Stated goal:
Reproduce the listing below without changes, except that pictures are left out.
## BEGIN Given material
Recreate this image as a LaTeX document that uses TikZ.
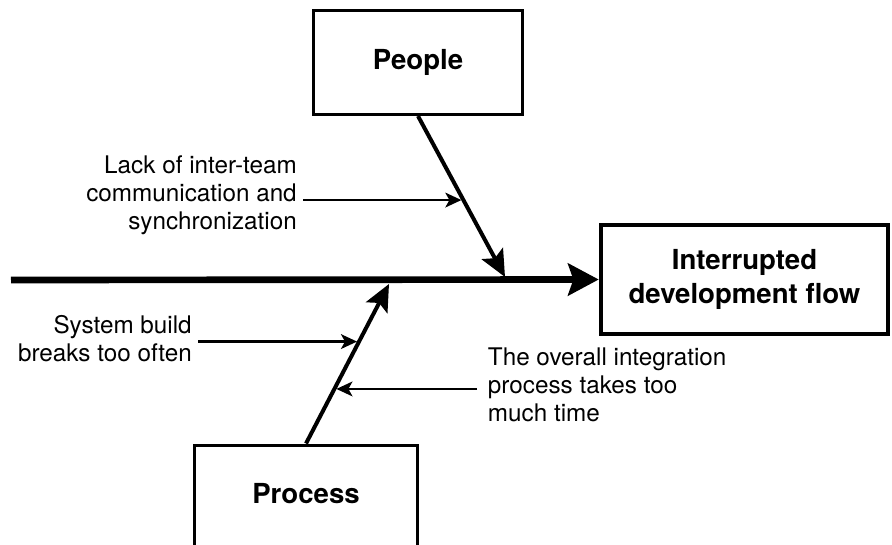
\documentclass[tikz,border=0pt]{standalone}
\usepackage{fontspec}
\setmainfont{TeX Gyre Heros}
\usetikzlibrary{arrows.meta,calc}

\tikzset{
  catbox/.style={draw=black, line width=2.3pt, fill=white, inner sep=0pt,
    font=\fontsize{20.7}{25.5}\selectfont\bfseries, align=center},
  effectbox/.style={catbox, line width=3.4pt},
  causetext/.style={font=\fontsize{18.2}{21}\selectfont, inner ysep=0pt, inner xsep=4.5pt},
  spine/.style={line width=5pt, -{Stealth[length=23pt, width=24pt, inset=4pt]}},
  branch/.style={line width=3pt, -{Stealth[length=20pt, width=18pt, inset=4pt]}},
  cause/.style={line width=2pt, shorten >=1.5pt, -{Stealth[length=12pt, width=11pt, inset=3pt]}}
}

\begin{document}
\begin{tikzpicture}[x=0.75pt, y=-0.75pt]
  \useasboundingbox (0,0) rectangle (892,545);
  \clip (0,0) rectangle (892,545);

  % category boxes and the effect
  \node[catbox, minimum width=156.75pt, minimum height=78pt] (people) at (418,62.5) {People};
  \node[effectbox, minimum width=215.25pt, minimum height=81.75pt] (effect) at (744.5,279.5)
    {Interrupted\\development flow};
  \node[catbox, minimum width=167.25pt, minimum height=83.6pt, anchor=north, text depth=10.5pt]
    (process) at (306,443.5) {Process};

  % spine
  \coordinate (spinestart) at (11,280);
  \draw[spine] (spinestart) -- (effect.west);

  % branches
  \coordinate (ptip) at (505,277);
  \coordinate (qtip) at (389,284);
  \draw[branch] (people.south) -- (ptip);
  \draw[branch] (process.north) -- (qtip);

  % points where the causes meet the branches
  \coordinate (c1) at ($(people.south)!0.522!(ptip)$);
  \coordinate (c2) at ($(process.north)!0.639!(qtip)$);
  \coordinate (c3) at ($(process.north)!0.342!(qtip)$);

  % causes
  \node[causetext, align=right, anchor=east] (lack) at (303,195)
    {Lack of inter-team\\communication and\\synchronization};
  \node[causetext, align=right, anchor=east] (build) at (198,339)
    {System build\\breaks too often};
  \node[causetext, align=left, anchor=west, inner xsep=8pt] (overall) at (477,385)
    {The overall integration\\process takes too\\much time};

  \draw[cause] (lack.east |- c1) -- (c1);
  \draw[cause] (build.east |- c2) -- (c2);
  \draw[cause] (overall.west |- c3) -- (c3);
\end{tikzpicture}
\end{document}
## END Given material
Written answer:
Recreate this image as a LaTeX document that uses TikZ.
\documentclass[tikz,border=0pt]{standalone}
\usepackage{fontspec}
\setmainfont{TeX Gyre Heros}
\usetikzlibrary{arrows.meta,calc}

\tikzset{
  catbox/.style={draw=black, line width=2.3pt, fill=white, inner sep=0pt,
    font=\fontsize{20.7}{25.5}\selectfont\bfseries, align=center},
  effectbox/.style={catbox, line width=3.4pt},
  causetext/.style={font=\fontsize{18.2}{21}\selectfont, inner ysep=0pt, inner xsep=4.5pt},
  spine/.style={line width=5pt, -{Stealth[length=23pt, width=24pt, inset=4pt]}},
  branch/.style={line width=3pt, -{Stealth[length=20pt, width=18pt, inset=4pt]}},
  cause/.style={line width=2pt, shorten >=1.5pt, -{Stealth[length=12pt, width=11pt, inset=3pt]}}
}

\begin{document}
\begin{tikzpicture}[x=0.75pt, y=-0.75pt]
  \useasboundingbox (0,0) rectangle (892,545);
  \clip (0,0) rectangle (892,545);

  % category boxes and the effect
  \node[catbox, minimum width=156.75pt, minimum height=78pt] (people) at (418,62.5) {People};
  \node[effectbox, minimum width=215.25pt, minimum height=81.75pt] (effect) at (744.5,279.5)
    {Interrupted\\development flow};
  \node[catbox, minimum width=167.25pt, minimum height=83.6pt, anchor=north, text depth=10.5pt]
    (process) at (306,443.5) {Process};

  % spine
  \coordinate (spinestart) at (11,280);
  \draw[spine] (spinestart) -- (effect.west);

  % branches
  \coordinate (ptip) at (505,277);
  \coordinate (qtip) at (389,284);
  \draw[branch] (people.south) -- (ptip);
  \draw[branch] (process.north) -- (qtip);

  % points where the causes meet the branches
  \coordinate (c1) at ($(people.south)!0.522!(ptip)$);
  \coordinate (c2) at ($(process.north)!0.639!(qtip)$);
  \coordinate (c3) at ($(process.north)!0.342!(qtip)$);

  % causes
  \node[causetext, align=right, anchor=east] (lack) at (303,195)
    {Lack of inter-team\\communication and\\synchronization};
  \node[causetext, align=right, anchor=east] (build) at (198,339)
    {System build\\breaks too often};
  \node[causetext, align=left, anchor=west, inner xsep=8pt] (overall) at (477,385)
    {The overall integration\\process takes too\\much time};

  \draw[cause] (lack.east |- c1) -- (c1);
  \draw[cause] (build.east |- c2) -- (c2);
  \draw[cause] (overall.west |- c3) -- (c3);
\end{tikzpicture}
\end{document}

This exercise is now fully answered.